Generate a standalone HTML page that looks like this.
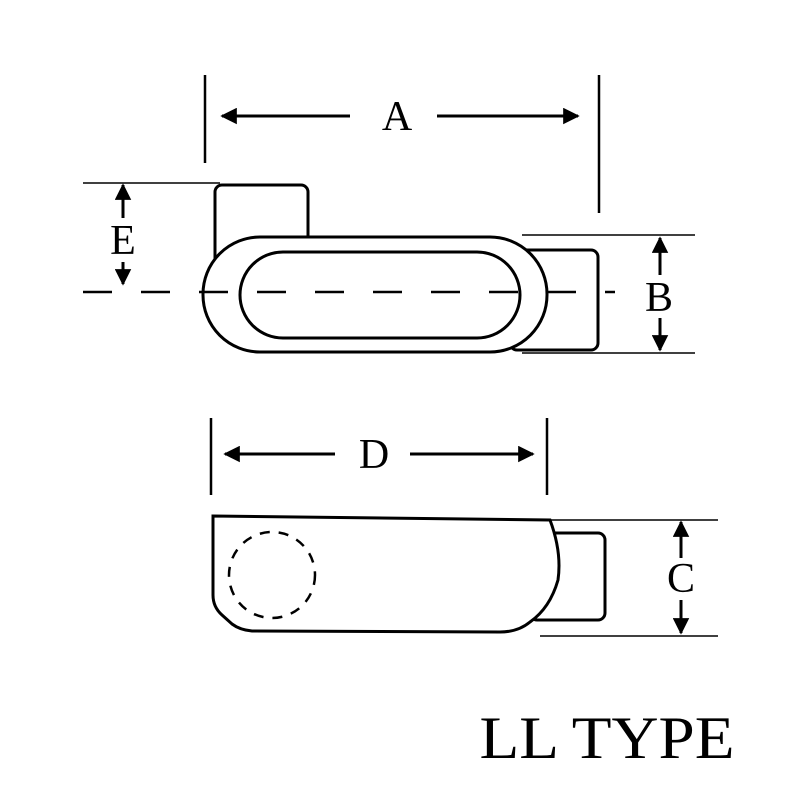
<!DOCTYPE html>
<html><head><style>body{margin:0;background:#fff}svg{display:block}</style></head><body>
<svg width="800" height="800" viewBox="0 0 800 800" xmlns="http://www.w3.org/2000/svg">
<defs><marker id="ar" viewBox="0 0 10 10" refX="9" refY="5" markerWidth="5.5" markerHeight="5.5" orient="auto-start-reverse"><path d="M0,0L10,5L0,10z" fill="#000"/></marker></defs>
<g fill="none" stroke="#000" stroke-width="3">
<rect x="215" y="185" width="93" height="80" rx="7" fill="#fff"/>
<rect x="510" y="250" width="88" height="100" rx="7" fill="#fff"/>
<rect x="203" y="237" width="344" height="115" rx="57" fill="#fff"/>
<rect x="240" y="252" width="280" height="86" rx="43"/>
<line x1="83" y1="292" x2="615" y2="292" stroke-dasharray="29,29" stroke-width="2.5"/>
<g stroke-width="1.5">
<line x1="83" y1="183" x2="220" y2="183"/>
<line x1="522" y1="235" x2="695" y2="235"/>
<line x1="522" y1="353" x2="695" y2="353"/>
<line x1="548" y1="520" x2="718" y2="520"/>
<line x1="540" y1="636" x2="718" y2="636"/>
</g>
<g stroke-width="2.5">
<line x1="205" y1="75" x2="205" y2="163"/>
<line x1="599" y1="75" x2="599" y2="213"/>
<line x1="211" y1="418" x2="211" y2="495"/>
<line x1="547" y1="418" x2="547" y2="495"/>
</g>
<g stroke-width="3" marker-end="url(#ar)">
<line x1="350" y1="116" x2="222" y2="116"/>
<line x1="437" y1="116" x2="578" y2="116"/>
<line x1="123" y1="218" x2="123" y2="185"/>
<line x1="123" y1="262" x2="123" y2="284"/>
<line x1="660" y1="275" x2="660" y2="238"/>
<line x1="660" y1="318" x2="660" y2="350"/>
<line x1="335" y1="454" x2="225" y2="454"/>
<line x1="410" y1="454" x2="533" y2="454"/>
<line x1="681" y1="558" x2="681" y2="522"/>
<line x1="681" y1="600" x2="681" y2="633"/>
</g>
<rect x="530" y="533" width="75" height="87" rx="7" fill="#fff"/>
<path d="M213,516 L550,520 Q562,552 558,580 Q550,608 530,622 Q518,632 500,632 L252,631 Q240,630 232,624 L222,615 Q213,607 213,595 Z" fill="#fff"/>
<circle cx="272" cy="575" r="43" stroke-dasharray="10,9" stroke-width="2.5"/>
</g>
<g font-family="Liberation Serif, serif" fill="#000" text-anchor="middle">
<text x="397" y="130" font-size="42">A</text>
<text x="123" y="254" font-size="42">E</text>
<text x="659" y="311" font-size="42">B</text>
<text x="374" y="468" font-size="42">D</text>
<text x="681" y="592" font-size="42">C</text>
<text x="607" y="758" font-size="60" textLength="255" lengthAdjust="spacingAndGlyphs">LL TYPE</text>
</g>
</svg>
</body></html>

================

Task statement =
Leaving the pictures aside, transcribe the entire listing exactly.

Result of this task =
Generate a standalone HTML page that looks like this.
<!DOCTYPE html>
<html><head><style>body{margin:0;background:#fff}svg{display:block}</style></head><body>
<svg width="800" height="800" viewBox="0 0 800 800" xmlns="http://www.w3.org/2000/svg">
<defs><marker id="ar" viewBox="0 0 10 10" refX="9" refY="5" markerWidth="5.5" markerHeight="5.5" orient="auto-start-reverse"><path d="M0,0L10,5L0,10z" fill="#000"/></marker></defs>
<g fill="none" stroke="#000" stroke-width="3">
<rect x="215" y="185" width="93" height="80" rx="7" fill="#fff"/>
<rect x="510" y="250" width="88" height="100" rx="7" fill="#fff"/>
<rect x="203" y="237" width="344" height="115" rx="57" fill="#fff"/>
<rect x="240" y="252" width="280" height="86" rx="43"/>
<line x1="83" y1="292" x2="615" y2="292" stroke-dasharray="29,29" stroke-width="2.5"/>
<g stroke-width="1.5">
<line x1="83" y1="183" x2="220" y2="183"/>
<line x1="522" y1="235" x2="695" y2="235"/>
<line x1="522" y1="353" x2="695" y2="353"/>
<line x1="548" y1="520" x2="718" y2="520"/>
<line x1="540" y1="636" x2="718" y2="636"/>
</g>
<g stroke-width="2.5">
<line x1="205" y1="75" x2="205" y2="163"/>
<line x1="599" y1="75" x2="599" y2="213"/>
<line x1="211" y1="418" x2="211" y2="495"/>
<line x1="547" y1="418" x2="547" y2="495"/>
</g>
<g stroke-width="3" marker-end="url(#ar)">
<line x1="350" y1="116" x2="222" y2="116"/>
<line x1="437" y1="116" x2="578" y2="116"/>
<line x1="123" y1="218" x2="123" y2="185"/>
<line x1="123" y1="262" x2="123" y2="284"/>
<line x1="660" y1="275" x2="660" y2="238"/>
<line x1="660" y1="318" x2="660" y2="350"/>
<line x1="335" y1="454" x2="225" y2="454"/>
<line x1="410" y1="454" x2="533" y2="454"/>
<line x1="681" y1="558" x2="681" y2="522"/>
<line x1="681" y1="600" x2="681" y2="633"/>
</g>
<rect x="530" y="533" width="75" height="87" rx="7" fill="#fff"/>
<path d="M213,516 L550,520 Q562,552 558,580 Q550,608 530,622 Q518,632 500,632 L252,631 Q240,630 232,624 L222,615 Q213,607 213,595 Z" fill="#fff"/>
<circle cx="272" cy="575" r="43" stroke-dasharray="10,9" stroke-width="2.5"/>
</g>
<g font-family="Liberation Serif, serif" fill="#000" text-anchor="middle">
<text x="397" y="130" font-size="42">A</text>
<text x="123" y="254" font-size="42">E</text>
<text x="659" y="311" font-size="42">B</text>
<text x="374" y="468" font-size="42">D</text>
<text x="681" y="592" font-size="42">C</text>
<text x="607" y="758" font-size="60" textLength="255" lengthAdjust="spacingAndGlyphs">LL TYPE</text>
</g>
</svg>
</body></html>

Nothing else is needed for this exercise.